The independent insurance agency system produced an estimated $289 billion of property-casualty premium in 2007. With so much cash passing through operating accounts at their banks, independent agencies have a tremendous opportunity to look at their operations from the point of view of optimizing cash management.
Since the credit crisis and economic slowdown hit the U.S. last year, consumers have looked anew at the fundamentals of the banking industry. Many now ask about bank financial ratings and investments, and rightly so.
But when independent agency owners ask about safety and strength, they also should take the initiative and ask for the bank's help in enhancing revenue, reducing expenses and improving efficiencies. Independent agencies can and should expect their banking products and services to help them add to the bottom line. Here are some things you can do to determine if you have the right banking partner:
Optimize the earnings credit and target balances. Independent agencies have cash flows unlike those of any other business. Unfortunately, many banks usually offer them the same accounts they offer to any other customer. A competitive earnings credit on the agency's operating account can effectively offset bank fees such as monthly services charges and item processing fees. But banks can save money on bank processing costs with one simple step with help from their bank: set a "target balance" on the main operating account. The target balance is determined based on the agency's cash-flow patterns over the course of a year. The goal of setting the target balance is to minimize fees and optimize the earnings credit on the operating account. After establishing a target balance, agencies can then seek to keep that balance on a regular basis, improving profitability by offsetting account fees.

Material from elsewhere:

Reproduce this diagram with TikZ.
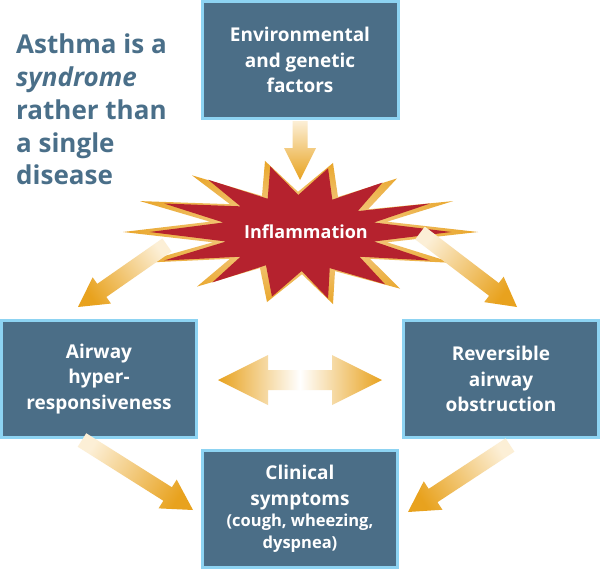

Review investments at your bank. Agencies should be sure their bank offers investment products that allow the flexibility to access money based on individual cash-flow needs. Cash management tools that provide the liquidity and high investment returns desired by agencies are matching-maturity CDs (certificates of deposit) and CD ladders. Matching-maturity CDs allow you to match the maturity dates to financial priorities. CD ladders allow you to distribute money over different maturities and receive a higher, blended rate of return on investments. Agencies can use a sweep account to take advantage of float in their operating accounts. Such an account "sweeps" excess cash automatically into an investment account.
Check for new technology services. In the last economic downturn, the banking industry didn't have the services and technology it offers now. Online banking and remote deposit are tools that can significantly improve work-process efficiencies and cash flow. But many agencies aren't using them yet.
Web services now make "remote deposit" of check payments a reality for any agency, large or small. Remote deposit allows business customers to electronically submit checks for deposit without ever leaving their office. A desktop scanner captures the check data and "sends" the deposit to its bank account. That saves agency time, labor and fuel. It also eliminates the need to fill out deposit slips and make photocopies, since the remote deposit system retains an image of the check's front and back (and also saves the deposit data).
Agencies that use remote deposit have told us they like the flexibility it gives, since the agency is no longer tied to the bank's hours for making deposits and cash flow is improved with faster funds availability.
Some agency owners simply are not aware of what banking products/services can do for their business. Now is a good time to for agency leaders to make a difference for their businesses by reviewing banking products and services.